◆ **What to work on**: Only lines with the word "chart" are needed; collect each of them from the listing below.

*-*-*

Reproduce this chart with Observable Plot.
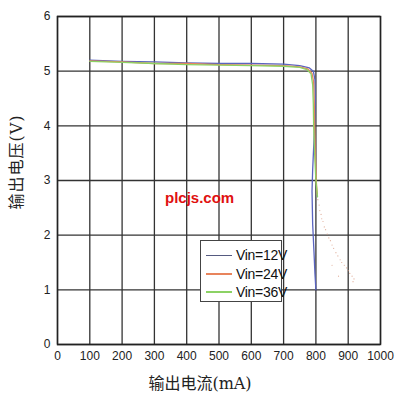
<!DOCTYPE html>
<html><head><meta charset="utf-8">
<script src="https://cdn.jsdelivr.net/npm/d3@7"></script>
<script src="https://cdn.jsdelivr.net/npm/@observablehq/plot@0.6"></script>
<style>
body{margin:0;background:#fff;}
#wrap{position:relative;width:400px;height:399px;}
.lbl{position:absolute;font-family:"DejaVu Serif","Noto Sans CJK SC",serif;font-size:16px;color:#222;white-space:nowrap;}
#legend{position:absolute;left:200px;top:240px;width:82px;height:62px;border:1px solid #444;background:#fff;box-sizing:border-box;}
.li{position:absolute;left:5px;height:20px;display:flex;align-items:center;font-family:"Liberation Sans Narrow","Liberation Sans",Arial,sans-serif;font-size:14px;color:#111;letter-spacing:-0.3px;}
.li span.sw{display:inline-block;width:26px;margin-right:4px;}
#wm{position:absolute;left:165px;top:189px;font-family:"Liberation Sans",Arial,sans-serif;font-weight:bold;font-size:15px;color:#e01010;}
</style></head>
<body><div id="wrap"></div>
<script>
const xTicks = [0,100,200,300,400,500,600,700,800,900,1000];
const yTicks = [0,1,2,3,4,5,6];
const seriesNames = ["Vin=12V","Vin=24V","Vin=36V"];
const seriesColors = ["#5a64c0","#e8845c","#8cd264"];
// series 12V (blue)
const i12 = [100,200,300,400,500,600,700,750,780,792,797,798,796,793,790,788,790,794,797,800];
const v12 = [5.20,5.18,5.17,5.15,5.14,5.14,5.13,5.10,5.06,5.00,4.85,4.50,4.00,3.60,3.20,2.80,2.20,1.70,1.30,1.00];
// series 24V (orange)
const i24 = [100,200,300,400,500,600,700,750,775,788,793,795,796,798,801,804];
const v24 = [5.19,5.17,5.14,5.14,5.12,5.11,5.10,5.08,5.04,4.96,4.80,4.40,4.00,3.50,3.00,2.75];
// series 36V (green)
const i36 = [100,200,300,400,500,600,700,750,772,785,790,792,793,796,800,805];
const v36 = [5.18,5.16,5.14,5.12,5.11,5.10,5.09,5.07,5.03,4.95,4.75,4.40,4.00,3.50,3.00,2.70];
// scattered trailing points (faint)
const iDots = [806,810,812,816,818,822,826,830,835,840,845,850,855,862,868,875,880,888,895,900,905,912,918,850,870,915];
const vDots = [2.65,2.55,2.45,2.38,2.30,2.25,2.15,2.10,2.02,1.95,1.90,1.82,1.76,1.68,1.62,1.55,1.50,1.45,1.40,1.35,1.30,1.25,1.20,1.45,1.25,1.15];

const rows = [];
[[i12,v12],[i24,v24],[i36,v36]].forEach(([xs,vs],k)=>xs.forEach((x,j)=>rows.push({s:seriesNames[k],x,y:vs[j]})));
const dots = iDots.map((x,j)=>({x,y:vDots[j]}));

const chart = Plot.plot({
  width:400, height:399,
  marginLeft:57, marginRight:20, marginTop:16, marginBottom:55,
  style:{fontFamily:'"Liberation Sans Narrow","Liberation Sans",Arial,sans-serif',fontSize:"12px",color:"#222",background:"#fff"},
  x:{domain:[0,1000],label:null},
  y:{domain:[0,6],label:null},
  color:{domain:seriesNames,range:seriesColors},
  marks:[
    Plot.gridX(xTicks,{stroke:"#333",strokeOpacity:1,strokeWidth:1.3}),
    Plot.gridY(yTicks,{stroke:"#333",strokeOpacity:1,strokeWidth:1.3}),
    Plot.frame({stroke:"#222",strokeWidth:1.5}),
    Plot.dot(dots,{x:"x",y:"y",r:0.6,fill:"#d89880",stroke:null,fillOpacity:0.8}),
    Plot.line(rows,{x:"x",y:"y",z:"s",stroke:"s",strokeWidth:1.3,curve:"linear"}),
    Plot.axisX({ticks:xTicks,tickSize:0,tickPadding:7,tickFormat:d=>String(d),label:null}),
    Plot.axisY({ticks:yTicks,tickSize:0,tickPadding:7,tickFormat:d=>String(d),label:null})
  ]
});
const wrap = document.getElementById("wrap");
wrap.appendChild(chart);

const yl = document.createElement("div");
yl.className="lbl"; yl.textContent="输出电压(V)";
yl.style.left="15px"; yl.style.top="162px"; yl.style.letterSpacing="1px";
yl.style.transform="translate(-50%,-50%) rotate(-90deg)";
wrap.appendChild(yl);
const xl = document.createElement("div");
xl.className="lbl"; xl.textContent="输出电流(mA)";
xl.style.left="200px"; xl.style.top="382px";
xl.style.transform="translate(-50%,-50%)";
wrap.appendChild(xl);

const wm = document.createElement("div");
wm.id="wm"; wm.textContent="plcjs.com"; wrap.appendChild(wm);

const lg = document.createElement("div"); lg.id="legend";
const legendColors = ["#555a80","#e8845c","#8cd264"];
seriesNames.forEach((n,k)=>{
  const d=document.createElement("div"); d.className="li";
  d.style.top=(4+k*18.5)+"px";
  d.innerHTML=`<span class="sw" style="border-top:${k===0?1:2}px solid ${legendColors[k]}"></span>${n}`;
  lg.appendChild(d);
});
wrap.appendChild(lg);
</script></body></html>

*-*-*

◆ **Response to this task**:
Reproduce this chart with Observable Plot.
const chart = Plot.plot({
wrap.appendChild(chart);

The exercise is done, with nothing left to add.